[Exercise task] Copy out each line containing "matplotlib" from the entries below.

[Data to process]
* * * * * * * * *

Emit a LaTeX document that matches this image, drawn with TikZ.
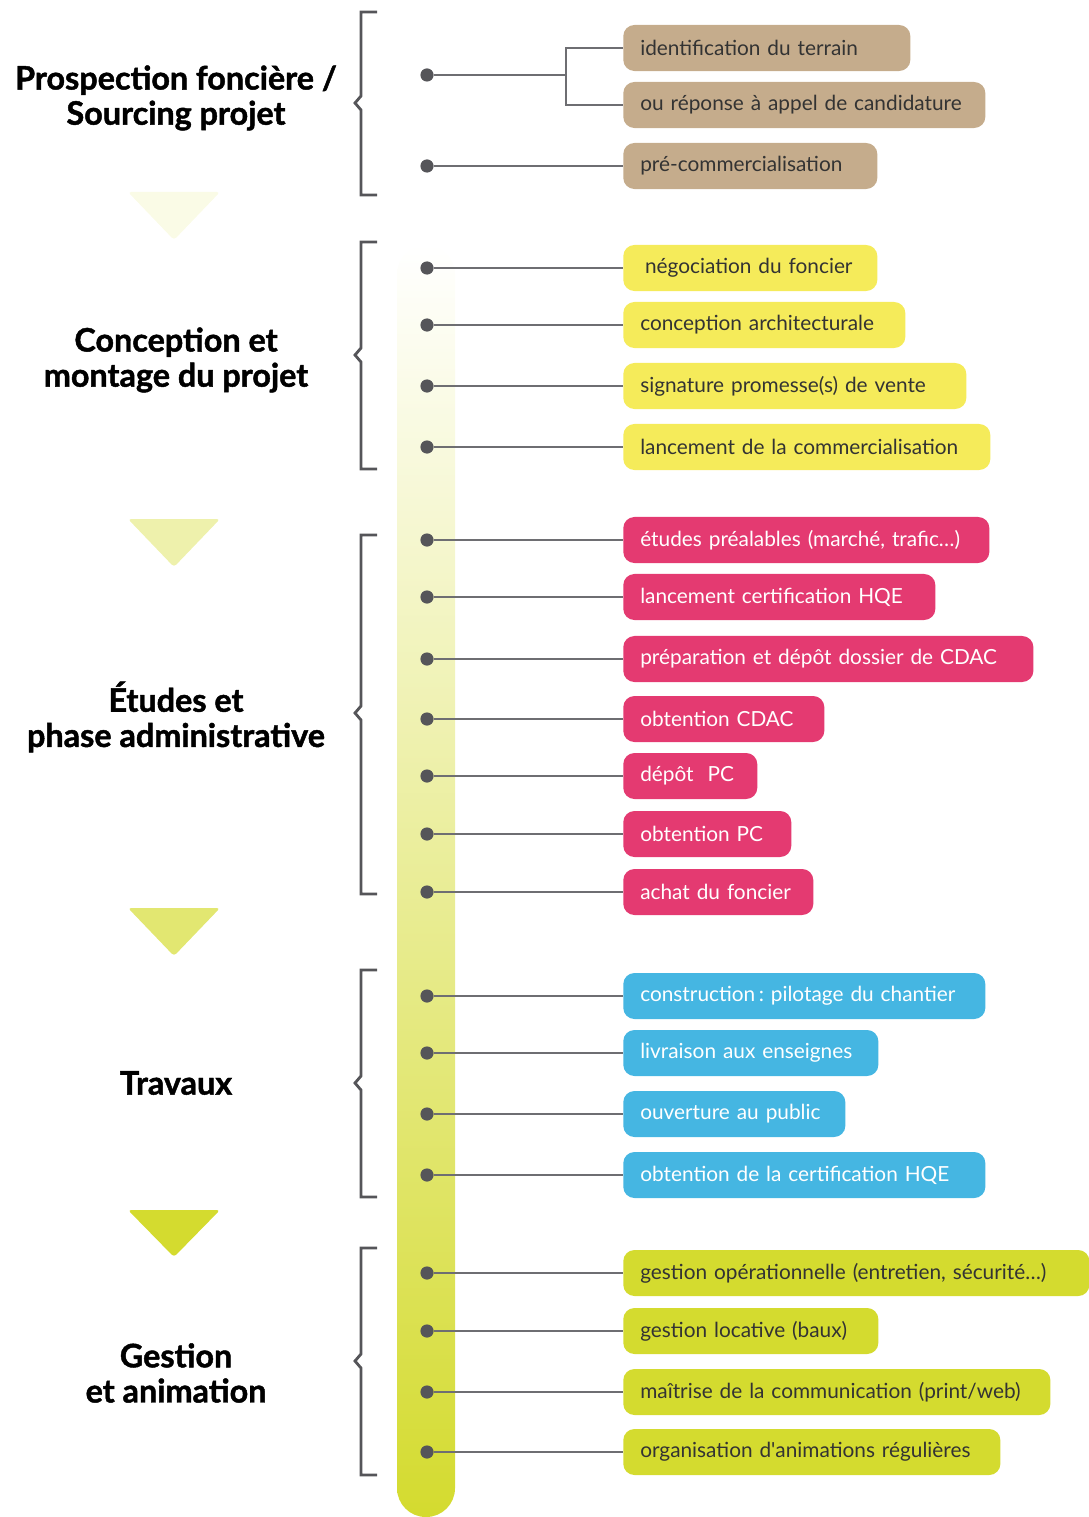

* * * * * * * * *

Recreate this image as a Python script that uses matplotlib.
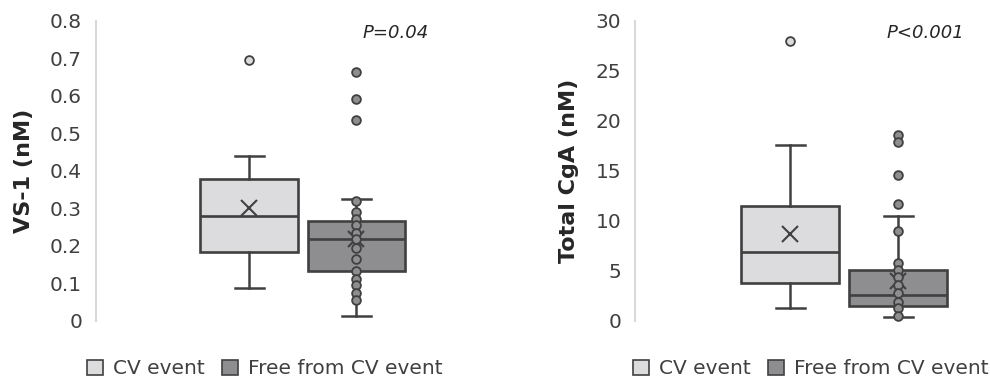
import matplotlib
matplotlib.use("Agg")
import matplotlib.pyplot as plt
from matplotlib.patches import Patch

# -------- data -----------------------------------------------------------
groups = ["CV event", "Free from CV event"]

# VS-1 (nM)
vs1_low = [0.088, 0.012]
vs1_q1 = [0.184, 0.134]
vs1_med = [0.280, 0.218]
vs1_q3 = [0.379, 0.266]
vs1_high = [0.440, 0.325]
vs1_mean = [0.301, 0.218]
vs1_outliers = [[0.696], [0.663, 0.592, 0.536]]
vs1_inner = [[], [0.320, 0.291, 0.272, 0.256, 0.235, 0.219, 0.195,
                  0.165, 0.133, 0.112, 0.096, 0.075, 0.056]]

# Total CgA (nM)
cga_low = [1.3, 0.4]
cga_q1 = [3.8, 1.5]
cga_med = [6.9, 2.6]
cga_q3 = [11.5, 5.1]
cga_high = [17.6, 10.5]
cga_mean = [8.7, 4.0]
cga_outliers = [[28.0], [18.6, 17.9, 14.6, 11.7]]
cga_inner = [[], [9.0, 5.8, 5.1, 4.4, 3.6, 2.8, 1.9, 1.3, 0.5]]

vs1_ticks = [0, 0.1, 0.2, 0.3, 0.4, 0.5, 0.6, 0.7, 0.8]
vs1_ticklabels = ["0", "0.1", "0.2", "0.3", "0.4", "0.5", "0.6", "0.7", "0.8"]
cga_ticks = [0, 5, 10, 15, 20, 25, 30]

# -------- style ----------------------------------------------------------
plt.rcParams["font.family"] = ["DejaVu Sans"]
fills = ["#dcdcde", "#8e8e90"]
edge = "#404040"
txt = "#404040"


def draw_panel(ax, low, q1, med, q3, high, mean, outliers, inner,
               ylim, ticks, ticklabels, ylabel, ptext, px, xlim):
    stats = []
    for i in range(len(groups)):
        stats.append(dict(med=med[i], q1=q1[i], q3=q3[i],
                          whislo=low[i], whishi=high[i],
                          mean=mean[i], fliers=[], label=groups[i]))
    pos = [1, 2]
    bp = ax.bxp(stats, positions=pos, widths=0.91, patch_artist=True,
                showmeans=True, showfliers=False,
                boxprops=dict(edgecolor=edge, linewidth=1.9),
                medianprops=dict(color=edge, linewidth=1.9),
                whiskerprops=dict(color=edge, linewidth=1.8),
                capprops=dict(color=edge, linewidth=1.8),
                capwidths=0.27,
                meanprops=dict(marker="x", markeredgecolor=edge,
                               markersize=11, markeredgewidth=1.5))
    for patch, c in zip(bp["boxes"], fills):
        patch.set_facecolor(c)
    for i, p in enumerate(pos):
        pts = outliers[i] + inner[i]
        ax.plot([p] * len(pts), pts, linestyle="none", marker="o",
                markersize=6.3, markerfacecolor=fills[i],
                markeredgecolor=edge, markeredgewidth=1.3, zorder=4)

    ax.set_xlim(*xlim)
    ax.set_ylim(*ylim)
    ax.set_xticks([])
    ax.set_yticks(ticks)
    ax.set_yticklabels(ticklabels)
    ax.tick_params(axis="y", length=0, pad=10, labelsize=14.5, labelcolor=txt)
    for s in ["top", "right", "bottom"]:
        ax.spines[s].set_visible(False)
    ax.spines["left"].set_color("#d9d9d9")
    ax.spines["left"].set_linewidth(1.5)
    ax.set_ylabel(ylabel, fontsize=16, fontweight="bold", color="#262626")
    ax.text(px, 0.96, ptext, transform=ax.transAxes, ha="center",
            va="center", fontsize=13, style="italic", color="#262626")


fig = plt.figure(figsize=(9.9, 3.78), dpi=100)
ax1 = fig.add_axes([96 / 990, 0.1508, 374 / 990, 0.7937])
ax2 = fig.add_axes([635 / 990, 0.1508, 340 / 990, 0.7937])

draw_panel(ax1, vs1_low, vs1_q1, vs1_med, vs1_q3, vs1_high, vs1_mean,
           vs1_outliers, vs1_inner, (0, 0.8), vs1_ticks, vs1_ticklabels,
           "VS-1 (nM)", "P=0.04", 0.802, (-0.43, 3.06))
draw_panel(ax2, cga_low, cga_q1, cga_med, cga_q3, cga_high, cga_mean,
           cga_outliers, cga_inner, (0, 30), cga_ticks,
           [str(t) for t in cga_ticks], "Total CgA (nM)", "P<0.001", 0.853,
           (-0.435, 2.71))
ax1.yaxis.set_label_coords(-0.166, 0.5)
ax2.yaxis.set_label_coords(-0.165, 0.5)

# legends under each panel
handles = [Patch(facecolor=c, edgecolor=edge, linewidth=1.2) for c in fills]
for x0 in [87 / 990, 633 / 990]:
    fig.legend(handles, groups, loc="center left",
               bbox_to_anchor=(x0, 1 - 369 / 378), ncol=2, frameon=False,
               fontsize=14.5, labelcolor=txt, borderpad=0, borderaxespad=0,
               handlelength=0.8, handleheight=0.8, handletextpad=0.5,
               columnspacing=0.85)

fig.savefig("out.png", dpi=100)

* * * * * * * * *

[Result below]
Recreate this image as a Python script that uses matplotlib.
import matplotlib
matplotlib.use("Agg")
import matplotlib.pyplot as plt
from matplotlib.patches import Patch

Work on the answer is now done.